=== Data ===

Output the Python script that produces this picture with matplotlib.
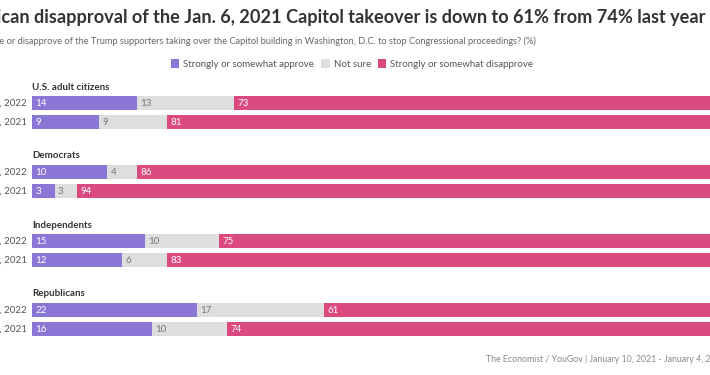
import matplotlib.pyplot as plt
from matplotlib.patches import Patch

# data
groups = ['U.S. adult citizens', 'Democrats', 'Independents', 'Republicans']
periods = ['Jan. 1 - 4, 2022', 'Jan. 10 - 12, 2021']
approve = [[14, 9], [10, 3], [15, 12], [22, 16]]
not_sure = [[13, 9], [4, 3], [10, 6], [17, 10]]
disapprove = [[73, 81], [86, 94], [75, 83], [61, 74]]
series_names = ['Strongly or somewhat approve', 'Not sure', 'Strongly or somewhat disapprove']

c_approve = '#8a76d4'
c_unsure = '#dedede'
c_disapprove = '#da4a7e'
colors = [c_approve, c_unsure, c_disapprove]

plt.rcParams['font.family'] = ['Lato', 'DejaVu Sans']

W, H = 710, 375
fig = plt.figure(figsize=(W / 100, H / 100), dpi=100)

# axes run off the right edge of the picture, like the cropped original
ax = fig.add_axes([32 / W, 0, 750 / W, 1])
ax.set_xlim(0, 100)
ax.set_ylim(H, 0)
ax.axis('off')

first_row = 103
group_gap = 69
row_gap = 19
bar_h = 14.5

for g, name in enumerate(groups):
    y0 = first_row + g * group_gap
    ax.text(0, y0 - 16, name, fontsize=7, fontweight='bold', color='#333333',
            va='center', ha='left')
    for r, period in enumerate(periods):
        y = y0 + r * row_gap
        vals = [approve[g][r], not_sure[g][r], disapprove[g][r]]
        left = 0
        for k, v in enumerate(vals):
            ax.barh(y, v, left=left, height=bar_h, color=colors[k], linewidth=0)
            tc = '#777777' if k == 1 else 'white'
            ax.text(left + 0.45, y + 0.5, str(v), fontsize=7, color=tc,
                    va='center', ha='left')
            left += v
        ax.text(-0.65, y + 0.5, period, fontsize=7, color='#555555',
                va='center', ha='right')

fig.text(706 / W, 1 - 17 / H,
         'Republican disapproval of the Jan. 6, 2021 Capitol takeover is down to 61% from 74% last year',
         fontsize=13.05, fontweight='bold', color='#333333', ha='right', va='center')
fig.text(536 / W, 1 - 41 / H,
         'Do you approve or disapprove of the Trump supporters taking over the Capitol building '
         'in Washington, D.C. to stop Congressional proceedings? (%)',
         fontsize=6.7, color='#666666', ha='right', va='center')

handles = [Patch(facecolor=c, edgecolor='none') for c in colors]
fig.legend(handles, series_names, loc='center', bbox_to_anchor=(352 / W, 1 - 64 / H),
           ncol=3, frameon=False, fontsize=7, handlelength=0.9, handleheight=1.0,
           handletextpad=0.4, columnspacing=0.7, labelcolor='#555555')

fig.text(486 / W, 1 - 360 / H,
         'The Economist / YouGov | January 10, 2021 - January 4, 2022',
         fontsize=6.3, color='#888888', ha='left', va='center')

fig.savefig('out.png', dpi=100)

===

Directions for this task
Repeat the lines exactly as they stand, from the opening line of the data through the line with "bar_h = 14.5". Pictures stay out of the copy.

Response to this task
Output the Python script that produces this picture with matplotlib.
import matplotlib.pyplot as plt
from matplotlib.patches import Patch

# data
groups = ['U.S. adult citizens', 'Democrats', 'Independents', 'Republicans']
periods = ['Jan. 1 - 4, 2022', 'Jan. 10 - 12, 2021']
approve = [[14, 9], [10, 3], [15, 12], [22, 16]]
not_sure = [[13, 9], [4, 3], [10, 6], [17, 10]]
disapprove = [[73, 81], [86, 94], [75, 83], [61, 74]]
series_names = ['Strongly or somewhat approve', 'Not sure', 'Strongly or somewhat disapprove']

c_approve = '#8a76d4'
c_unsure = '#dedede'
c_disapprove = '#da4a7e'
colors = [c_approve, c_unsure, c_disapprove]

plt.rcParams['font.family'] = ['Lato', 'DejaVu Sans']

W, H = 710, 375
fig = plt.figure(figsize=(W / 100, H / 100), dpi=100)

# axes run off the right edge of the picture, like the cropped original
ax = fig.add_axes([32 / W, 0, 750 / W, 1])
ax.set_xlim(0, 100)
ax.set_ylim(H, 0)
ax.axis('off')

first_row = 103
group_gap = 69
row_gap = 19
bar_h = 14.5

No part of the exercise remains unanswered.